→ RECORDS SUPPLIED
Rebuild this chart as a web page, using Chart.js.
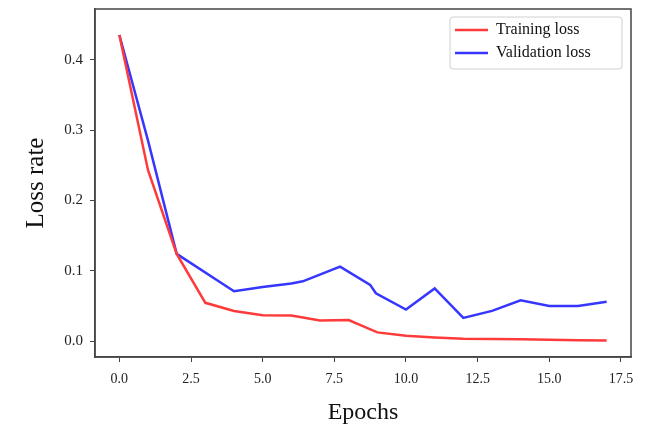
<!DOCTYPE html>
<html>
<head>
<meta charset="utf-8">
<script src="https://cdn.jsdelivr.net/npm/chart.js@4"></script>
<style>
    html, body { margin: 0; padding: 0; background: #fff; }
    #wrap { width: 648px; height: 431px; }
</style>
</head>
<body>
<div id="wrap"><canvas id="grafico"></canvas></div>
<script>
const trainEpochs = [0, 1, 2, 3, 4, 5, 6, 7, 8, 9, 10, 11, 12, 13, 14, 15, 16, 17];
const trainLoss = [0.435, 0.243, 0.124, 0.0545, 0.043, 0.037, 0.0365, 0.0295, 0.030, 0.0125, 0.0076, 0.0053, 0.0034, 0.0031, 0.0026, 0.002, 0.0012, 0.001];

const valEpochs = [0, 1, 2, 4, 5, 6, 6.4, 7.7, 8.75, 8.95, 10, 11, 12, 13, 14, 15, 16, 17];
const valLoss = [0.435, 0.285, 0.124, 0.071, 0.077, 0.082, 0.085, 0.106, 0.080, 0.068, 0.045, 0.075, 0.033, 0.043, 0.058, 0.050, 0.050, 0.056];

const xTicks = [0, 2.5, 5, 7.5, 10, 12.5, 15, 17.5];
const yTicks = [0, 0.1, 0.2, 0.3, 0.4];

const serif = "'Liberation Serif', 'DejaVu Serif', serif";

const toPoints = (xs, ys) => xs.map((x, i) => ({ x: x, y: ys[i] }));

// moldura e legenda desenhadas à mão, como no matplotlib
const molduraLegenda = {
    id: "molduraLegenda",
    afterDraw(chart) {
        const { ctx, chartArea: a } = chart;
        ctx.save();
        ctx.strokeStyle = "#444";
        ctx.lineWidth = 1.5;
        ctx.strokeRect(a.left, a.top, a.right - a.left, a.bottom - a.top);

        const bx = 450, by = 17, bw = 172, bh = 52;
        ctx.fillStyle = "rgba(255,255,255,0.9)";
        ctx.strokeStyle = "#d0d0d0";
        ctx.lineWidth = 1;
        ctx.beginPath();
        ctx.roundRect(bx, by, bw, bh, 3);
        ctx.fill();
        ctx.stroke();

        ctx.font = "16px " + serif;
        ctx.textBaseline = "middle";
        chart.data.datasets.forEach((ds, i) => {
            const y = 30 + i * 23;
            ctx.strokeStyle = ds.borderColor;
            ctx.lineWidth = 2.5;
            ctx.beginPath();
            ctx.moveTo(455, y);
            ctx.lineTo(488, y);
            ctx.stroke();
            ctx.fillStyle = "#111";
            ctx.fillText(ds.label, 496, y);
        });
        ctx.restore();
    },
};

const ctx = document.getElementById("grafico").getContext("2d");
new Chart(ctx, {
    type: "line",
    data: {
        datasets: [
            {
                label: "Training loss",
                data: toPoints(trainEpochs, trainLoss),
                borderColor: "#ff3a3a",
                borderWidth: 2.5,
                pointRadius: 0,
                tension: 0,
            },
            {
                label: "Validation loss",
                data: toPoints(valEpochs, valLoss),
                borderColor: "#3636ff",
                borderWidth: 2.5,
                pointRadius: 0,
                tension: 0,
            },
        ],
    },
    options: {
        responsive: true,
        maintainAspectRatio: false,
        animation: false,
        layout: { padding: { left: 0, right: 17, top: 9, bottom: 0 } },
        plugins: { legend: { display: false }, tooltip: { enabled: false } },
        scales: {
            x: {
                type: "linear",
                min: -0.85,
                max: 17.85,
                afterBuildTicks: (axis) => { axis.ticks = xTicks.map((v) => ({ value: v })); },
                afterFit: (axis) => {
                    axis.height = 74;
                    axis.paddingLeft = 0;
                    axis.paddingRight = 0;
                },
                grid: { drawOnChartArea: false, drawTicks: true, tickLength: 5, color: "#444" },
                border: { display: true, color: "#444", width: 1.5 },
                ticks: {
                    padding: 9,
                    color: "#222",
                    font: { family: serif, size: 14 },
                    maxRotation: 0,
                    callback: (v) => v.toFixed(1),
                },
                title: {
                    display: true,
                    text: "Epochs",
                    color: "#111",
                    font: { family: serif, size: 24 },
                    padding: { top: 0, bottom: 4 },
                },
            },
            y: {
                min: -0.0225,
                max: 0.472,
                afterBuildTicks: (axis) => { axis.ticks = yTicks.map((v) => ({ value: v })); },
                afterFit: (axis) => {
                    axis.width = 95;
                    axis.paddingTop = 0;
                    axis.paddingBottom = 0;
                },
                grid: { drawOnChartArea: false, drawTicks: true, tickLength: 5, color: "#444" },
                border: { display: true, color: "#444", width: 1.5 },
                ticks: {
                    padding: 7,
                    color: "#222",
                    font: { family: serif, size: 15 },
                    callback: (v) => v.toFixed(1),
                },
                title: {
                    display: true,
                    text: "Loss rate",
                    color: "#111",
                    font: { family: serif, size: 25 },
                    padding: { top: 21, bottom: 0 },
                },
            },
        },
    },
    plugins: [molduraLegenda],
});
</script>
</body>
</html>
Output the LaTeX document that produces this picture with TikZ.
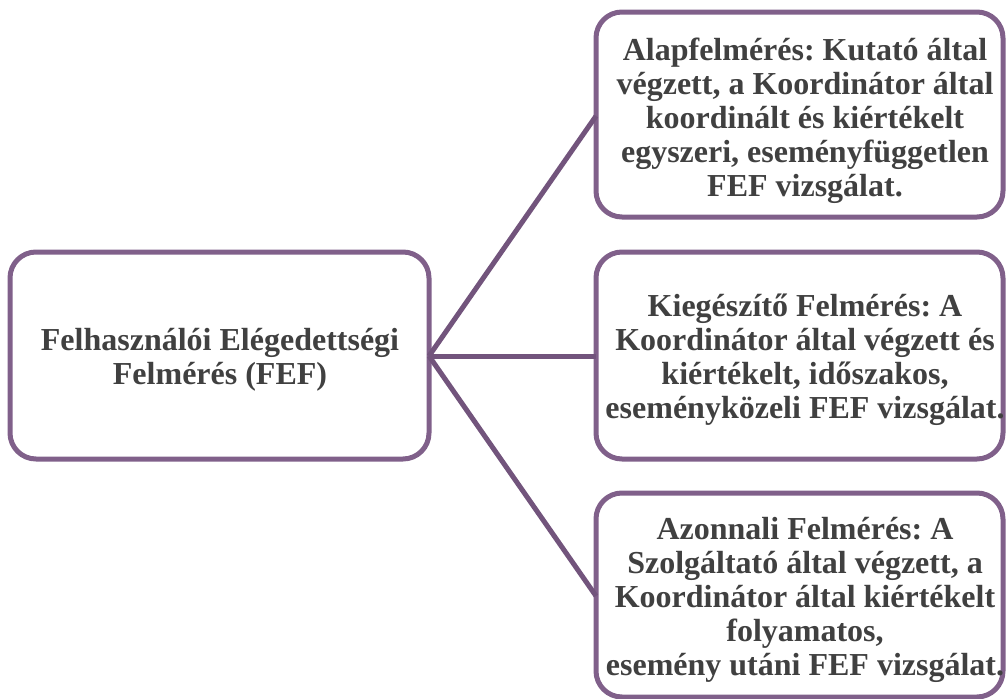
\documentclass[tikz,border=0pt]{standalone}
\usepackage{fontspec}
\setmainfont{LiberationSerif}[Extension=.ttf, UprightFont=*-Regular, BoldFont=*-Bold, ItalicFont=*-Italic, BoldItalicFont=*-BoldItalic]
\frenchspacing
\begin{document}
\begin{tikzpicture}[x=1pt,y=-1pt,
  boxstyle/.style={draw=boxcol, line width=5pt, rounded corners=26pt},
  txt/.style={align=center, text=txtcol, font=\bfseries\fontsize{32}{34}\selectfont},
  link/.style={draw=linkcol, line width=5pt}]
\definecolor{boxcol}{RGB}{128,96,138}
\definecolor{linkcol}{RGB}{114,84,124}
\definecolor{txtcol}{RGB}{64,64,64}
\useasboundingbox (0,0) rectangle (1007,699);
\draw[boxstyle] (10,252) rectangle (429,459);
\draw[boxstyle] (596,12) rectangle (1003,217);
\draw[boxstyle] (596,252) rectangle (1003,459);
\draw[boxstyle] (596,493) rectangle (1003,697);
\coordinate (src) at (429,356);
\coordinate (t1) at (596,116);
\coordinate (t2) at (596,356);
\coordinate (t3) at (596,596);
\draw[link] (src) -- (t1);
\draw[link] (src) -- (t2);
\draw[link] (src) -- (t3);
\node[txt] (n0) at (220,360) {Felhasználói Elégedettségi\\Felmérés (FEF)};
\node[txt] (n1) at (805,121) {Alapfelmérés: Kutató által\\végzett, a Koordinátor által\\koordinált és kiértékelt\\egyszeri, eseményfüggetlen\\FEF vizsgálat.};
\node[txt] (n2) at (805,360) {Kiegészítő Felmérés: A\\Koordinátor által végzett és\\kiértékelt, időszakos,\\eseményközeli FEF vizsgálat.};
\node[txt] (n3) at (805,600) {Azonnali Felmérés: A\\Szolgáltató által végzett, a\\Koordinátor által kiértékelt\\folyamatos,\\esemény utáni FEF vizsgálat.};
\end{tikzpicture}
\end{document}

→ EXERCISE GOAL
Copy all of the entries verbatim, leaving out any pictures they contain.

→ SOLUTION FOR THIS PROBLEM
Rebuild this chart as a web page, using Chart.js.
<!DOCTYPE html>
<html>
<head>
<meta charset="utf-8">
<script src="https://cdn.jsdelivr.net/npm/chart.js@4"></script>
<style>
    html, body { margin: 0; padding: 0; background: #fff; }
    #wrap { width: 648px; height: 431px; }
</style>
</head>
<body>
<div id="wrap"><canvas id="grafico"></canvas></div>
<script>
const trainEpochs = [0, 1, 2, 3, 4, 5, 6, 7, 8, 9, 10, 11, 12, 13, 14, 15, 16, 17];
const trainLoss = [0.435, 0.243, 0.124, 0.0545, 0.043, 0.037, 0.0365, 0.0295, 0.030, 0.0125, 0.0076, 0.0053, 0.0034, 0.0031, 0.0026, 0.002, 0.0012, 0.001];

const valEpochs = [0, 1, 2, 4, 5, 6, 6.4, 7.7, 8.75, 8.95, 10, 11, 12, 13, 14, 15, 16, 17];
const valLoss = [0.435, 0.285, 0.124, 0.071, 0.077, 0.082, 0.085, 0.106, 0.080, 0.068, 0.045, 0.075, 0.033, 0.043, 0.058, 0.050, 0.050, 0.056];

const xTicks = [0, 2.5, 5, 7.5, 10, 12.5, 15, 17.5];
const yTicks = [0, 0.1, 0.2, 0.3, 0.4];

const serif = "'Liberation Serif', 'DejaVu Serif', serif";

const toPoints = (xs, ys) => xs.map((x, i) => ({ x: x, y: ys[i] }));

// moldura e legenda desenhadas à mão, como no matplotlib
const molduraLegenda = {
    id: "molduraLegenda",
    afterDraw(chart) {
        const { ctx, chartArea: a } = chart;
        ctx.save();
        ctx.strokeStyle = "#444";
        ctx.lineWidth = 1.5;
        ctx.strokeRect(a.left, a.top, a.right - a.left, a.bottom - a.top);

        const bx = 450, by = 17, bw = 172, bh = 52;
        ctx.fillStyle = "rgba(255,255,255,0.9)";
        ctx.strokeStyle = "#d0d0d0";
        ctx.lineWidth = 1;
        ctx.beginPath();
        ctx.roundRect(bx, by, bw, bh, 3);
        ctx.fill();
        ctx.stroke();

        ctx.font = "16px " + serif;
        ctx.textBaseline = "middle";
        chart.data.datasets.forEach((ds, i) => {
            const y = 30 + i * 23;
            ctx.strokeStyle = ds.borderColor;
            ctx.lineWidth = 2.5;
            ctx.beginPath();
            ctx.moveTo(455, y);
            ctx.lineTo(488, y);
            ctx.stroke();
            ctx.fillStyle = "#111";
            ctx.fillText(ds.label, 496, y);
        });
        ctx.restore();
    },
};

const ctx = document.getElementById("grafico").getContext("2d");
new Chart(ctx, {
    type: "line",
    data: {
        datasets: [
            {
                label: "Training loss",
                data: toPoints(trainEpochs, trainLoss),
                borderColor: "#ff3a3a",
                borderWidth: 2.5,
                pointRadius: 0,
                tension: 0,
            },
            {
                label: "Validation loss",
                data: toPoints(valEpochs, valLoss),
                borderColor: "#3636ff",
                borderWidth: 2.5,
                pointRadius: 0,
                tension: 0,
            },
        ],
    },
    options: {
        responsive: true,
        maintainAspectRatio: false,
        animation: false,
        layout: { padding: { left: 0, right: 17, top: 9, bottom: 0 } },
        plugins: { legend: { display: false }, tooltip: { enabled: false } },
        scales: {
            x: {
                type: "linear",
                min: -0.85,
                max: 17.85,
                afterBuildTicks: (axis) => { axis.ticks = xTicks.map((v) => ({ value: v })); },
                afterFit: (axis) => {
                    axis.height = 74;
                    axis.paddingLeft = 0;
                    axis.paddingRight = 0;
                },
                grid: { drawOnChartArea: false, drawTicks: true, tickLength: 5, color: "#444" },
                border: { display: true, color: "#444", width: 1.5 },
                ticks: {
                    padding: 9,
                    color: "#222",
                    font: { family: serif, size: 14 },
                    maxRotation: 0,
                    callback: (v) => v.toFixed(1),
                },
                title: {
                    display: true,
                    text: "Epochs",
                    color: "#111",
                    font: { family: serif, size: 24 },
                    padding: { top: 0, bottom: 4 },
                },
            },
            y: {
                min: -0.0225,
                max: 0.472,
                afterBuildTicks: (axis) => { axis.ticks = yTicks.map((v) => ({ value: v })); },
                afterFit: (axis) => {
                    axis.width = 95;
                    axis.paddingTop = 0;
                    axis.paddingBottom = 0;
                },
                grid: { drawOnChartArea: false, drawTicks: true, tickLength: 5, color: "#444" },
                border: { display: true, color: "#444", width: 1.5 },
                ticks: {
                    padding: 7,
                    color: "#222",
                    font: { family: serif, size: 15 },
                    callback: (v) => v.toFixed(1),
                },
                title: {
                    display: true,
                    text: "Loss rate",
                    color: "#111",
                    font: { family: serif, size: 25 },
                    padding: { top: 21, bottom: 0 },
                },
            },
        },
    },
    plugins: [molduraLegenda],
});
</script>
</body>
</html>
Output the LaTeX document that produces this picture with TikZ.
\documentclass[tikz,border=0pt]{standalone}
\usepackage{fontspec}
\setmainfont{LiberationSerif}[Extension=.ttf, UprightFont=*-Regular, BoldFont=*-Bold, ItalicFont=*-Italic, BoldItalicFont=*-BoldItalic]
\frenchspacing
\begin{document}
\begin{tikzpicture}[x=1pt,y=-1pt,
  boxstyle/.style={draw=boxcol, line width=5pt, rounded corners=26pt},
  txt/.style={align=center, text=txtcol, font=\bfseries\fontsize{32}{34}\selectfont},
  link/.style={draw=linkcol, line width=5pt}]
\definecolor{boxcol}{RGB}{128,96,138}
\definecolor{linkcol}{RGB}{114,84,124}
\definecolor{txtcol}{RGB}{64,64,64}
\useasboundingbox (0,0) rectangle (1007,699);
\draw[boxstyle] (10,252) rectangle (429,459);
\draw[boxstyle] (596,12) rectangle (1003,217);
\draw[boxstyle] (596,252) rectangle (1003,459);
\draw[boxstyle] (596,493) rectangle (1003,697);
\coordinate (src) at (429,356);
\coordinate (t1) at (596,116);
\coordinate (t2) at (596,356);
\coordinate (t3) at (596,596);
\draw[link] (src) -- (t1);
\draw[link] (src) -- (t2);
\draw[link] (src) -- (t3);
\node[txt] (n0) at (220,360) {Felhasználói Elégedettségi\\Felmérés (FEF)};
\node[txt] (n1) at (805,121) {Alapfelmérés: Kutató által\\végzett, a Koordinátor által\\koordinált és kiértékelt\\egyszeri, eseményfüggetlen\\FEF vizsgálat.};
\node[txt] (n2) at (805,360) {Kiegészítő Felmérés: A\\Koordinátor által végzett és\\kiértékelt, időszakos,\\eseményközeli FEF vizsgálat.};
\node[txt] (n3) at (805,600) {Azonnali Felmérés: A\\Szolgáltató által végzett, a\\Koordinátor által kiértékelt\\folyamatos,\\esemény utáni FEF vizsgálat.};
\end{tikzpicture}
\end{document}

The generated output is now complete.